PyTorch is an open source Python package to create deep learning networks. The latest PyTorch versions are now provided as prebuilt Singularity containers on Rivanna. The basic concept of running Singularity containers on Rivanna is described here.

Similar to other popular deep learning frameworks like TensorFlow, Theano and CNTK, computations supported by the PyTorch package can be accelerated on general purpose graphics processing units (GPUs). All PyTorch container images provided on Rivanna require access to a GPU node. Access to GPU nodes is detailed in the sections below.

PyTorch on Rivanna

The PyTorch Singularity module is available on Rivanna:

module load singularity
module load pytorch/1.4.0-py37

Follow the on-screen instructions to copy the container to your directory.

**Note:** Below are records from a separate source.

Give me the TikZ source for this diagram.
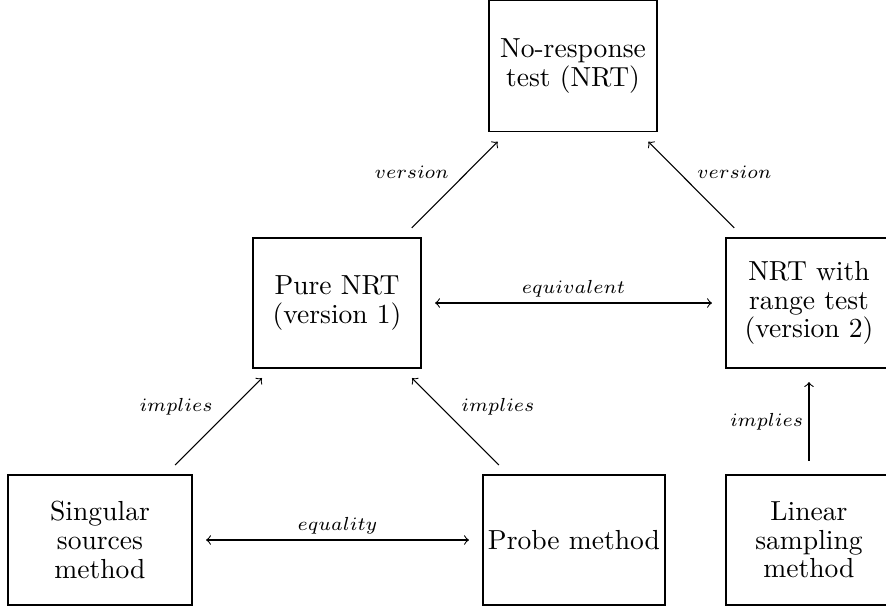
\documentclass[tikz,border=0pt]{standalone}
\begin{document}
\begin{tikzpicture}[x=0.37pt,y=-0.37pt,
  box/.style={draw,line width=0.4pt,inner sep=0pt,align=center,font=\fontsize{10.2}{10.6}\selectfont},
  rel/.style={->,line width=0.4pt,shorten <=5pt,shorten >=5pt},
  relb/.style={<->,line width=0.4pt,shorten <=5pt,shorten >=5pt},
  lab/.style={font=\fontsize{7.5}{9}\selectfont,inner sep=2pt}]
\useasboundingbox (0,0) rectangle (886,608);
\node[box,minimum width=62.16pt,minimum height=48.5pt] (nrt) at (573,66) {No-response\\test (NRT)};
\node[box,minimum width=62.16pt,minimum height=48.1pt] (pure) at (337,303) {Pure NRT\\(version 1)};
\node[box,minimum width=61.42pt,minimum height=48.1pt] (range) at (809,303) {NRT with\\range test\\(version 2)};
\node[box,minimum width=68.08pt,minimum height=48.1pt] (sing) at (100,540) {Singular\\sources\\method};
\node[box,minimum width=67.34pt,minimum height=48.1pt] (probe) at (574,540) {Probe method};
\node[box,minimum width=61.42pt,minimum height=48.1pt] (lin) at (809,540) {Linear\\sampling\\method};
\draw[rel] (pure) -- node[lab,midway,above left] {$version$} (nrt);
\draw[rel] (range) -- node[lab,midway,above right] {$version$} (nrt);
\draw[relb] (pure) -- node[lab,midway,above] {$equivalent$} (range);
\draw[rel] (sing) -- node[lab,midway,above left] {$implies$} (pure);
\draw[rel] (probe) -- node[lab,midway,above right] {$implies$} (pure);
\draw[rel] (lin) -- node[lab,midway,left] {$implies$} (range);
\draw[relb] (sing) -- node[lab,midway,above] {$equality$} (probe);
\end{tikzpicture}
\end{document}
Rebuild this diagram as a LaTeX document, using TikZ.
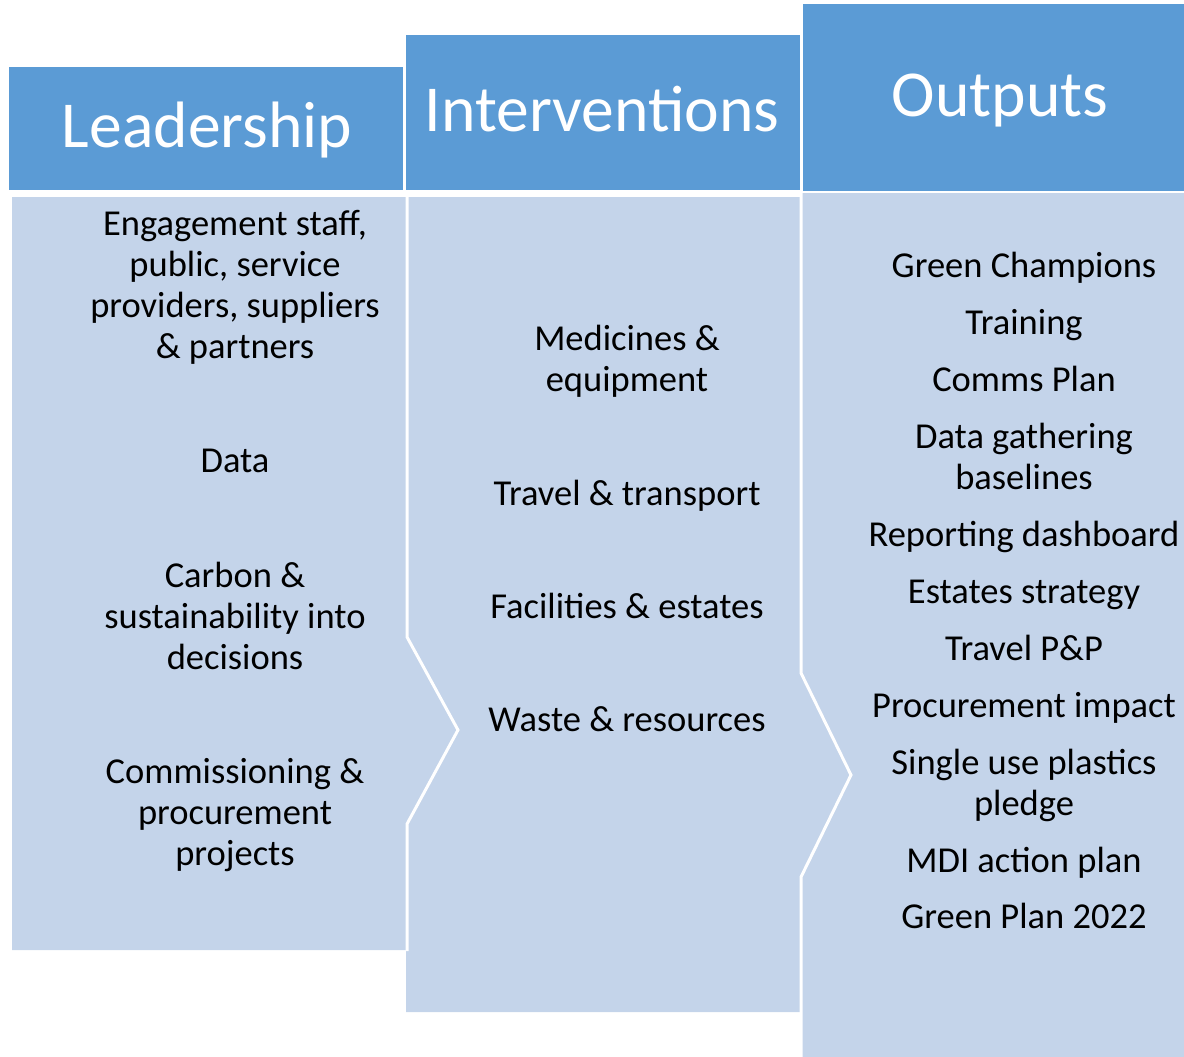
\documentclass[tikz,border=0pt]{standalone}
\usepackage{fontspec}
\setmainfont{Carlito}
\definecolor{headBlue}{RGB}{91,155,213}
\definecolor{bodyBlue}{RGB}{196,212,234}

\begin{document}
\begin{tikzpicture}[x=1pt, y=-1pt,
        hdr/.style={anchor=base, inner sep=0pt, text=white, font=\fontsize{65.6}{70}\selectfont},
        item/.style={anchor=base, inner sep=0pt, align=center, font=\fontsize{36.5}{41}\selectfont},
        sep/.style={draw=white, line width=3pt, line join=miter}]
        \pgfmathsetmacro{\tipA}{458}
        \pgfmathsetmacro{\tipB}{851}
        \useasboundingbox (0,0) rectangle (1184,1057);

        % header bars
        \fill[headBlue] (9,67) rectangle (403,190);
        \fill[headBlue] (406,35) rectangle (800,190);
        \fill[headBlue] (803,4) rectangle (1184,191);

        % body panels
        \fill[bodyBlue] (12,197) -- (407,197) -- (407,637) -- (\tipA,730)
            -- (407,824) -- (407,950) -- (12,950) -- cycle;
        \fill[bodyBlue] (406,197) -- (801,197) -- (801,673) -- (\tipB,775)
            -- (801,877) -- (801,1012) -- (406,1012) -- cycle;
        \fill[bodyBlue] (801,193) -- (1184,193) -- (1184,1057) -- (801,1057) -- cycle;

        \draw[sep] (407,196) -- (407,637) -- (\tipA,730) -- (407,824) -- (407,951);
        \draw[sep] (801,192) -- (801,673) -- (\tipB,775) -- (801,877) -- (801,1057);

        % headings
        \node[hdr] (leadHead) at (207,147) {Leadership};
        \node[hdr] (intHead) at (602,131) {Interventions};
        \node[hdr] (outHead) at (1000,117) {Outputs};

        % leadership column (base = last line)
        \node[item] (engage) at (235,358) {Engagement staff,\\public, service\\providers, suppliers\\\& partners};
        \node[item] (data) at (235,472) {Data};
        \node[item] (carbon) at (235,669) {Carbon \&\\sustainability into\\decisions};
        \node[item] (commission) at (235,865) {Commissioning \&\\procurement\\projects};

        % interventions column
        \node[item] (medicines) at (627,391) {Medicines \&\\equipment};
        \node[item] (travel) at (627,505) {Travel \& transport};
        \node[item] (facilities) at (627,618) {Facilities \& estates};
        \node[item] (waste) at (627,731) {Waste \& resources};

        % outputs column
        \foreach \name/\yy/\txt in {greenChamp/277/{Green Champions}, training/334/{Training},
                commsPlan/391/{Comms Plan}, dataGather/489/{Data gathering\\baselines},
                dashboard/546/{Reporting dashboard}, estates/603/{Estates strategy},
                travelPP/660/{Travel P\&P}, procure/717/{Procurement impact},
                plastics/815/{Single use plastics\\pledge}, mdi/872/{MDI action plan},
                greenPlan/928/{Green Plan 2022}}
            \node[item] (\name) at (1024,\yy) {\txt};
\end{tikzpicture}
\end{document}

To learn more about a container, use run-help:

singularity run-help pytorch-1.4.0-py37.sif

The output will look like this:

This container is backed by Anaconda version 2019.10 and provides the Python 3.7 bindings for:
    * PyTorch 1.4.0
    * TorchVision 0.5.0
    * Pandas 1.0.1
    * CUDA 10.1.243
    * CuDNN

PyTorch Jupyter Notebooks

Jupyter Notebooks can be used for interactive code development and execution of Python scripts and several other codes. We provide a Jupyter kernel for the aforementioned PyTorch container.

Accessing the JupyterLab Portal

  1. Open a web browser and go to:
  2. Use your “Netbadge” credentials to log in.
  3. On the top right of the menu bar of the Open OnDemand dashboard, click on Interactive Apps.
  4. In the drop-down box, click on JupyterLab.

Requesting access to a GPU node

To start a JupyterLab session, fill out the resource request webform. To request access to a GPU, verify the correct selection for the following parameters:

  1. Under Rivanna Partition, choose “GPU”.
  2. Under Optional GPU Type, choose “NVIDIA K80”, “NVIDIA P100”, “NVIDIA V100”, “NVIDIA RTX20280” or leave it as “default”. Click Launch to start the session.

Editing and Running the Notebook

Once the JupyterLab instance has started, you can edit and run your notebook as described here.

PyTorch SLURM jobs

Singularity can make use of the local NVIDIA drivers installed on a host equipped with a GPU device. The SLURM script needs to include the #SBATCH -p gpuand #SBATCH --gres=gpu directives in order to request access to a GPU node and its GPU device. Please visit the Jobs Using a GPU section for details.

To run commands in an GPU-enabled container image, load the singularity module and add the --nv flag when executing the singularity run or singularity exec commands. Before running the following commands it is assumed that the container image has been copied to your home directory.

For example:

module load singularity
singularity run --nv ~/pytorch-1.4.0-py37.sif

In the container build script, python was defined as the default command to be executed and singularity passes the argument(s) after the image name, i.e., to the python interpreter. So the above singularity command is equivalent to

singularity exec --nv ~/pytorch-1.4.0-py37.sif python

The PyTorch container images were built to include CUDA and cuDNN libraries that are required by PyTorch. Since these libraries are provided within each container, we do not need to load the CUDA/cuDNN libraries available on the host.

Example SLURM Batch Script

#!/usr/bin/env bash
#SBATCH -J pytorchtest
#SBATCH -o pytorchtest-%A.out
#SBATCH -e pytorchtest-%A.err
#SBATCH -p gpu
#SBATCH --gres=gpu:1
#SBATCH -c 1
#SBATCH -t 00:01:00
#SBATCH -A mygroup

module purge
module load singularity

# Assuming that the container has been copied to the user's home directory
singularity run --nv ~/pytorch-1.4.0-py37.sif

PyTorch Interactive Jobs (ijob)

Just as described for SLURM jobs, it is recommended to copy the PyTorch container to your home directory before starting an ijob.

Start an ijob. Note the addition of -p gpu and --gres=gpu to request access to a GPU node and its GPU device.

ijob  -A mygroup -p gpu --gres=gpu -c 1
module purge
module load singularity
singularity run --nv ~/pytorch-1.4.0-py37.sif

Interaction with the Host File System

The following user directories are overlayed onto each container by default on Rivanna:

  • /home
  • /scratch
  • /nv
  • /project

Due to the overlay, these directories are by default the same inside and outside the container with the same read, write, and execute permissions. This means that file modifications in these directories (e.g. in /home) via processes running inside the container are persistent even after the container instance exits. The /nv and /project directories refer to leased storage locations that may not be available to all users.